Levels of severity of acute asthma attacks in children
(639)
Moderate acute asthma
- Able to talk in sentences
- SpO2 ≥92%
- PEF ≥50% best or predicted
- Heart rate:
- ≤140/min in children aged 1–5 years
- ≤125/min in children >5 years
- Respiratory rate:
- ≤40/min in children aged 1–5 years
- ≤30/min in children >5 years.
Acute severe asthma
- Can’t complete sentences in one breath or too breathless to talk or feed
- SpO2 <92%
- PEF 33–50% best or predicted
- Heart rate
- >140/min in children aged 1–5 years
- >125/min in children >5 years
- Respiratory rate
- >40/min in children aged 1–5 years
- >30/min in children >5 years.
Life-threatening asthma
SpO2 <92% plus any one of the following in a child with severe asthma:
Clinical signs
Measurements
- Exhaustion
- Hypotension
- Cyanosis
- Silent chest
- Poor respiratory effort
- Confusion
- PEF <33% best or predicted
Before children can receive appropriate treatment for an acute asthma attack in any setting, it is essential to assess accurately the severity of their symptoms.
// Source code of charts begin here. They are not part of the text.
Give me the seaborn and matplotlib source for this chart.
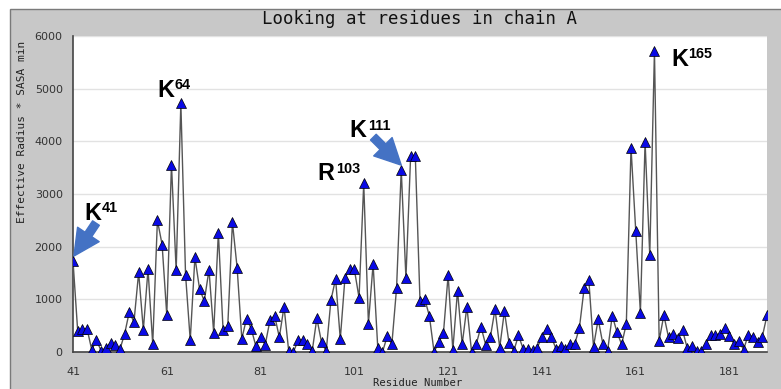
import matplotlib
matplotlib.use("Agg")
import matplotlib.pyplot as plt
import seaborn as sns
import pandas as pd
from matplotlib.patches import Rectangle, FancyArrowPatch, ArrowStyle
from matplotlib.ticker import MultipleLocator

# ---------------- data ----------------
residues = list(range(41, 190))
values = [
    1730, 400, 440, 440, 40, 230, 20, 80, 170, 130,          # 41-50
    50, 340, 760, 570, 1510, 420, 1570, 150, 2500, 2040,     # 51-60
    700, 3560, 1550, 4720, 1470, 225, 1800, 1190, 970, 1560, # 61-70
    370, 2265, 425, 485, 2460, 1600, 250, 635, 445, 110,     # 71-80
    290, 140, 600, 690, 280, 860, 20, 0, 220, 230,           # 81-90
    150, 10, 640, 185, 15, 980, 1390, 245, 1410, 1570,       # 91-100
    1570, 1030, 3200, 540, 1670, 70, 0, 295, 150, 1210,      # 101-110
    3460, 1405, 3720, 3720, 970, 1010, 683, 0, 185, 360,     # 111-120
    1460, 40, 1165, 150, 860, 0, 150, 481, 140, 278,         # 121-130
    815, 85, 775, 165, 20, 316, 60, 60, 40, 80,              # 131-140
    291, 443, 291, 60, 120, 60, 152, 152, 462, 1210,         # 141-150
    1366, 101, 622, 152, 20, 690, 380, 145, 535, 3880,       # 151-160
    2300, 746, 3990, 1834, 5720, 215, 700, 278, 345, 266,    # 161-170
    410, 70, 110, 15, 15, 152, 325, 325, 348, 465,           # 171-180
    304, 152, 215, 45, 325, 291, 198, 291, 695,              # 181-189
]

x_ticks = [41, 61, 81, 101, 121, 141, 161, 181]
y_ticks = [0, 1000, 2000, 3000, 4000, 5000, 6000]

title = "Looking at residues in chain A"
x_label = "Residue Number"
y_label = "Effective Radius * SASA min"

peak_residues = [41, 64, 103, 111, 165]
peak_letters = ["K", "K", "R", "K", "K"]
peak_sups = ["41", "64", "103", "111", "165"]

arrow_tails = [(45.9, 2448), (105.05, 4080)]
arrow_tips = [(41.2, 1822), (111.0, 3548)]

# ---------------- style ----------------
sns.set_theme(style="white")
plt.rcParams["font.family"] = ["DejaVu Sans"]

W, H = 781, 389
fig = plt.figure(figsize=(W / 100, H / 100), dpi=100)
fig.patch.set_facecolor("white")

panel = Rectangle((10 / W, -0.05), 1.0, (H - 9) / H + 0.05,
                  transform=fig.transFigure, facecolor="#c8c8c8",
                  edgecolor="#7a7a7a", lw=1.0, zorder=-10)
fig.patches.append(panel)

ax = fig.add_axes([73 / W, 37 / H, 694 / W, 316 / H])
ax.set_zorder(1)
ax.set_facecolor("white")

df = pd.DataFrame({"residue": residues, "value": values})
sns.lineplot(data=df, x="residue", y="value", ax=ax, color="#555555",
             lw=1.0, marker="^", markersize=6.8, markerfacecolor="#0a0ae6",
             markeredgecolor="black", markeredgewidth=0.5, zorder=3)

ax.set_xlim(41, 189)
ax.set_ylim(0, 6000)
ax.set_xticks(x_ticks)
ax.set_yticks(y_ticks)
ax.yaxis.set_minor_locator(MultipleLocator(500))
ax.set_xlabel("")
ax.set_ylabel("")

ax.tick_params(axis="both", which="both", direction="in", length=3,
               width=1, color="#444444", labelcolor="#333333", labelsize=8)
ax.tick_params(axis="x", pad=10.6)
ax.tick_params(axis="y", pad=7.4)
ax.yaxis.grid(True, color="#e2e2e2", lw=1.0)
ax.xaxis.grid(False)
ax.set_axisbelow(True)
for s in ["top", "right"]:
    ax.spines[s].set_visible(False)
for s in ["left", "bottom"]:
    ax.spines[s].set_color("#444444")
    ax.spines[s].set_linewidth(1.2)

fig.text(420 / W, 1 - 19 / H, title, ha="center", va="center",
         family="DejaVu Sans Mono", fontsize=12.5, color="#111111")
fig.text(22 / W, 1 - 131.5 / H, y_label, rotation=90, ha="center",
         va="center", family="DejaVu Sans Mono", fontsize=8, color="#222222")
fig.text(418 / W, 1 - 378.5 / H, x_label, ha="center", va="top",
         family="DejaVu Sans Mono", fontsize=7.6, color="#222222")

# label offsets in pixels relative to each peak (letter dx, dy, sup dx, dy)
offsets = [(11, 40.7, 28.7, 49), (-23.5, 6, -6, 14), (-46.5, 3.3, -28, 10.6),
           (-51.5, 32.7, -33, 40), (17, -15.4, 34, -7)]
px2pt = 0.72
for r, let, sup, (ldx, ldy, sdx, sdy) in zip(peak_residues, peak_letters,
                                            peak_sups, offsets):
    v = values[residues.index(r)]
    ax.annotate(let, xy=(r, v), xytext=(ldx * px2pt, ldy * px2pt),
                textcoords="offset points", ha="left", va="baseline",
                fontsize=16.8, fontweight="bold", family="Liberation Sans",
                color="black", annotation_clip=False, zorder=6)
    ax.annotate(sup, xy=(r, v), xytext=(sdx * px2pt, sdy * px2pt),
                textcoords="offset points", ha="left", va="baseline",
                fontsize=10.4, fontweight="bold", family="Liberation Sans",
                color="black", annotation_clip=False, zorder=6)

style = ArrowStyle.Simple(head_length=18.7, head_width=18.7, tail_width=5.8)
for tail, tip in zip(arrow_tails, arrow_tips):
    arr = FancyArrowPatch(posA=tail, posB=tip, arrowstyle=style,
                          mutation_scale=1, color="#4472c4", shrinkA=0,
                          shrinkB=0, zorder=5, transform=ax.transData)
    ax.add_patch(arr)

fig.savefig("out.png", dpi=100)
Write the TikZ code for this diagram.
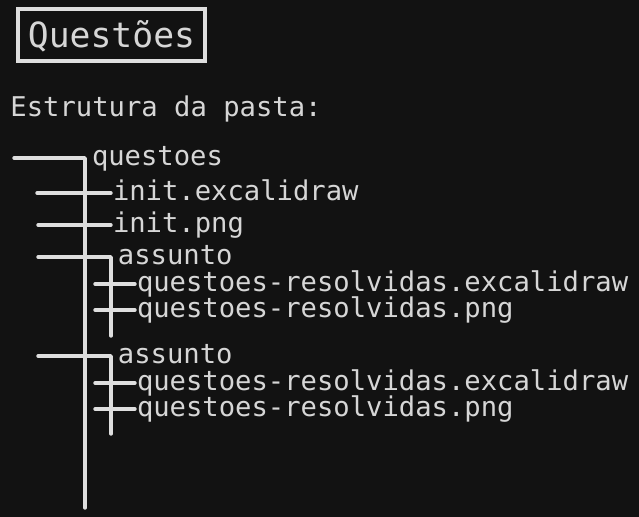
\documentclass[tikz,border=0pt]{standalone}
\usepackage{fontspec}
\setmonofont{DejaVu Sans Mono}
\usetikzlibrary{positioning}
\definecolor{canvas}{HTML}{121212}
\definecolor{ink}{HTML}{D6D6D6}
\definecolor{stroke}{HTML}{DEDEDE}

\begin{document}
\begin{tikzpicture}[
  x=0.5pt, y=-0.5pt,
  tree/.style={draw=stroke, line width=1.7pt, line cap=round, line join=round},
  item/.style={text=ink, font=\ttfamily\fontsize{13.6}{16}\selectfont,
    inner sep=0pt, outer sep=1pt, anchor=west, text height=7.5pt, text depth=0pt},
  caption/.style={text=ink, font=\ttfamily\fontsize{13.6}{16}\selectfont,
    inner sep=0pt, anchor=base west},
  titlebox/.style={draw=stroke, line width=1.6pt, text=ink,
    font=\ttfamily\fontsize{17.35}{20}\selectfont, text height=12.6pt, text depth=0pt,
    minimum width=93.5pt, minimum height=26pt, inner sep=0pt},
]
\fill[canvas] (0,0) rectangle (639,517);
\useasboundingbox (0,0) rectangle (639,517);

% === Header ===
\node[titlebox] (title) at (111.5,35) {Questões};
\node[caption] (estrutura) at (10,117) {Estrutura da pasta:};

% === Tree texts ===
\node[item] (questoes) at (90,158) {questoes};
\node[item] (initex) at (111,193) {init.excalidraw};
\node[item] (initpng) at (111,225) {init.png};

\node[item] (assuntoA) at (116,257) {assunto};
\node[item] (resA1) at (135,284) {questoes-resolvidas.excalidraw};
\node[item] (resA2) at (135,310) {questoes-resolvidas.png};

\node[item] (assuntoB) at (116,356) {assunto};
\node[item] (resB1) at (135,383) {questoes-resolvidas.excalidraw};
\node[item] (resB2) at (135,409) {questoes-resolvidas.png};

% free ends of the branches
\coordinate (qL) at (14,158);
\coordinate (qEnd) at (85,508);
\coordinate (ieL) at (37,193);
\coordinate (ipL) at (38,225);
\coordinate (aAL) at (38,257);
\coordinate (aAEnd) at (111,336);
\coordinate (rA1L) at (95,284);
\coordinate (rA2L) at (95,310);
\coordinate (aBL) at (38,356);
\coordinate (aBEnd) at (111,434);
\coordinate (rB1L) at (95,383);
\coordinate (rB2L) at (95,409);

% === Branches ===
\draw[tree] (qL) -| (qEnd);
\draw[tree] (ieL) -- (initex);
\draw[tree] (ipL) -- (initpng);

\draw[tree] (aAL) -| (aAEnd);
\draw[tree] (rA1L) -- (resA1);
\draw[tree] (rA2L) -- (resA2);

\draw[tree] (aBL) -| (aBEnd);
\draw[tree] (rB1L) -- (resB1);
\draw[tree] (rB2L) -- (resB2);

\end{tikzpicture}
\end{document}
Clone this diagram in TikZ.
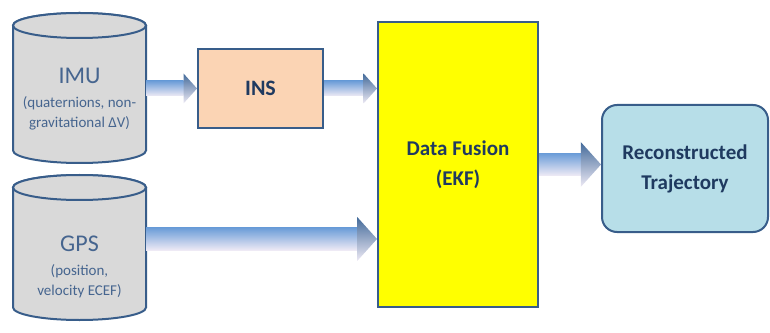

The following clinical signs should be recorded:
- Pulse rate
- increasing tachycardia generally denotes worsening asthma; a fall in heart rate in life-threatening asthma is a preterminal event
- Respiratory rate and degree of breathlessness
- ie too breathless to complete sentences in one breath or to feed
- Use of accessory muscles of respiration
- best noted by palpation of neck muscles
- Amount of wheezing
- which might become biphasic or less apparent with increasing airways obstruction
- Degree of agitation and conscious level
- always give calm reassurance.
Clinical signs correlate poorly with the severity of airways obstruction.640-643 Some children with acute severe asthma do not appear distressed.